Wednesday, March 20, 2013

The End of Beauty


Perhaps it is my research regarding Schnackenberg’s use of thresholds that has me tuned to liminal spaces, but in reading Jorie Graham’s The End of Beauty, she seemed to be dwelling in the liminal. In the beginning, I noticed her tendency to describe objects or features through a binary of black and white or dark and light; however, as I moved through the volume, she seemed to lean into shadow, into that liminal space of what lies in between and the shifting back and forth between. For example, Graham describes the transition of light to dark across the human form:

            We stood there. Your face went out a long time

            before the rest of it. Can’t see you anymore I said. Nor I,

            you, whatever you still were

            replied. (What the End is For)
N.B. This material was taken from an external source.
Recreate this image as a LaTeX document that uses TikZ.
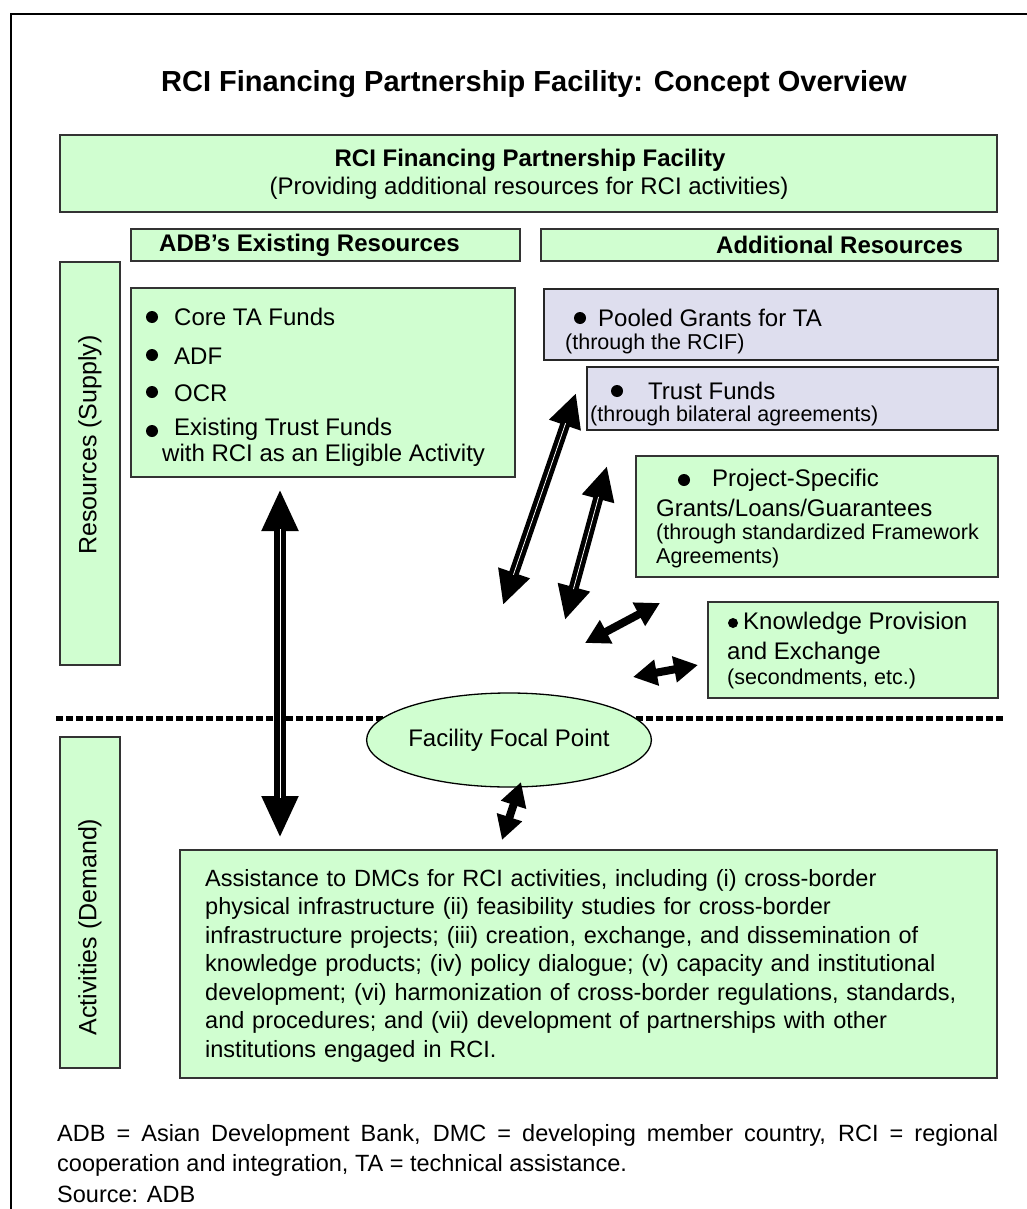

As the darkness crosses over “Your face,” the speaker not only describes his or her inability to distinguish the form of the “you” but seems to question whether the lack of light has altered his or her understanding of the “you,” unsure as to if “you” is still the same “you.”  Graham returns to this idea later in “Imperialism,” in which the form is shifted by the play of the light:

            Last night I watched your face in the lamplight fluttering—

We were trying to talk—The kerosene was thinning—

You never had your face but something like cleared light then

soiled light

(roiling)

            and on it all—imprint that would not take—eyeholes, mouth hole. There were moths.

 

Again, Graham seems to be questioning the form of the face and whether it defines the person. She then continues with this idea of liminality:

            There was a space across which you and your shadow, pacing,

            broke,

and around you pockets of shadow, sucking, shutting.

 

In this liminal space, Graham seems to ponder the idea of the created body and the idea of shapes and forms. Much like Teresa of Avila who believed in a passive state in which the mind could reach a state no longer aware of the body,  Graham seems to question the relationship between the mind and the body as well as the body’s inability to go where the mind desire to go. For example, in her poem “Vertigo,” the speaker asks what it is that pulls at one, the emptiness at the beginning of the story:

            The mind trying to fasten

            and fasten, the mind feeling it like a sickness this wanting

            to snag, catch hold, begin, the mind crawling out to the edge of the cliff

            and feeling the body as if for the first time—how it cannot follow, cannot love.

 

At the risk of full disclosure, I found Graham’s work incredible challenging, and I am not sure exactly what made it so difficult. I enjoyed the poetic images that she creates in a single stanza comprised of a single phase. While her poems seems to have a narrative, taking me on a sort of linear journey, her descriptions seemingly trivial images, creating a beautiful image despite her attempts not to.  Despite my general confusion, I was able to pick up patterns, repeating images or concepts.